Information supplied »
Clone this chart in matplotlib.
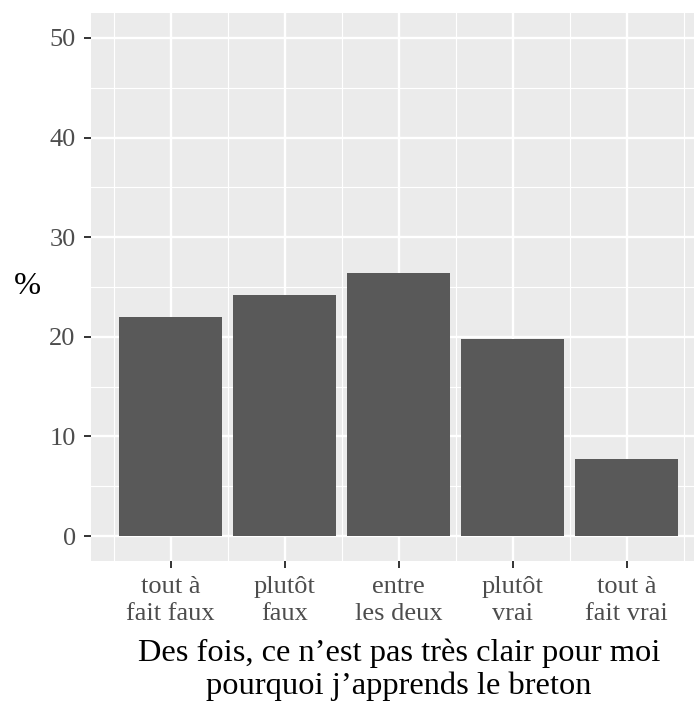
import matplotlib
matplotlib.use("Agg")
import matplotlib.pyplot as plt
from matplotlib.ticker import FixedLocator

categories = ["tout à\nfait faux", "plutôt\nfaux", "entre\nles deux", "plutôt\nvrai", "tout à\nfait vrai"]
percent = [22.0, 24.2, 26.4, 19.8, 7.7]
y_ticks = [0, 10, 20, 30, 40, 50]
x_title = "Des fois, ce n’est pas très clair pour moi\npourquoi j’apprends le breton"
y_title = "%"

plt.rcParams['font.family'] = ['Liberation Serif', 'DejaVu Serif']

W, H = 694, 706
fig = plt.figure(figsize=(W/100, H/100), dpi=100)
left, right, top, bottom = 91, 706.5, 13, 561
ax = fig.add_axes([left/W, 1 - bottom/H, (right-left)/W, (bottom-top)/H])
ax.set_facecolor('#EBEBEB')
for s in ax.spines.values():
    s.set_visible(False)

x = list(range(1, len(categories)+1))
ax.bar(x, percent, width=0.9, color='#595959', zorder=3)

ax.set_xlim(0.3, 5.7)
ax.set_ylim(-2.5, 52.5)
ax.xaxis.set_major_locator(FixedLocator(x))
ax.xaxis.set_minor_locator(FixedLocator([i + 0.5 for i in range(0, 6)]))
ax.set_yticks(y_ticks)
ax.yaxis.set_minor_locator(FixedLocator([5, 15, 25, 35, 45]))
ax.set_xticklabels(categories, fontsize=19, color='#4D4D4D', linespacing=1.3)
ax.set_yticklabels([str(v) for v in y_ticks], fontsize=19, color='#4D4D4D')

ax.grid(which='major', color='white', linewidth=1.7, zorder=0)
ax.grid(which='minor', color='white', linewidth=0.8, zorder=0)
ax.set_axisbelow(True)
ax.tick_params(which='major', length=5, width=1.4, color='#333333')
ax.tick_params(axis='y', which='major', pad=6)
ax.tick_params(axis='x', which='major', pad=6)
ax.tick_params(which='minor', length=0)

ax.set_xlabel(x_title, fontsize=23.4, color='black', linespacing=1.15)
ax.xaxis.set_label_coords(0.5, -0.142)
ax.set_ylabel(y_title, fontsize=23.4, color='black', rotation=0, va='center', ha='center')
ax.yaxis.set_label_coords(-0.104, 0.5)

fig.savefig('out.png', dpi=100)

Your goal » Reproduce the whole listing above word for word, but not its pictures.

Finished answer »
Clone this chart in matplotlib.
import matplotlib
matplotlib.use("Agg")
import matplotlib.pyplot as plt
from matplotlib.ticker import FixedLocator

categories = ["tout à\nfait faux", "plutôt\nfaux", "entre\nles deux", "plutôt\nvrai", "tout à\nfait vrai"]
percent = [22.0, 24.2, 26.4, 19.8, 7.7]
y_ticks = [0, 10, 20, 30, 40, 50]
x_title = "Des fois, ce n’est pas très clair pour moi\npourquoi j’apprends le breton"
y_title = "%"

plt.rcParams['font.family'] = ['Liberation Serif', 'DejaVu Serif']

W, H = 694, 706
fig = plt.figure(figsize=(W/100, H/100), dpi=100)
left, right, top, bottom = 91, 706.5, 13, 561
ax = fig.add_axes([left/W, 1 - bottom/H, (right-left)/W, (bottom-top)/H])
ax.set_facecolor('#EBEBEB')
for s in ax.spines.values():
    s.set_visible(False)

x = list(range(1, len(categories)+1))
ax.bar(x, percent, width=0.9, color='#595959', zorder=3)

ax.set_xlim(0.3, 5.7)
ax.set_ylim(-2.5, 52.5)
ax.xaxis.set_major_locator(FixedLocator(x))
ax.xaxis.set_minor_locator(FixedLocator([i + 0.5 for i in range(0, 6)]))
ax.set_yticks(y_ticks)
ax.yaxis.set_minor_locator(FixedLocator([5, 15, 25, 35, 45]))
ax.set_xticklabels(categories, fontsize=19, color='#4D4D4D', linespacing=1.3)
ax.set_yticklabels([str(v) for v in y_ticks], fontsize=19, color='#4D4D4D')

ax.grid(which='major', color='white', linewidth=1.7, zorder=0)
ax.grid(which='minor', color='white', linewidth=0.8, zorder=0)
ax.set_axisbelow(True)
ax.tick_params(which='major', length=5, width=1.4, color='#333333')
ax.tick_params(axis='y', which='major', pad=6)
ax.tick_params(axis='x', which='major', pad=6)
ax.tick_params(which='minor', length=0)

ax.set_xlabel(x_title, fontsize=23.4, color='black', linespacing=1.15)
ax.xaxis.set_label_coords(0.5, -0.142)
ax.set_ylabel(y_title, fontsize=23.4, color='black', rotation=0, va='center', ha='center')
ax.yaxis.set_label_coords(-0.104, 0.5)

fig.savefig('out.png', dpi=100)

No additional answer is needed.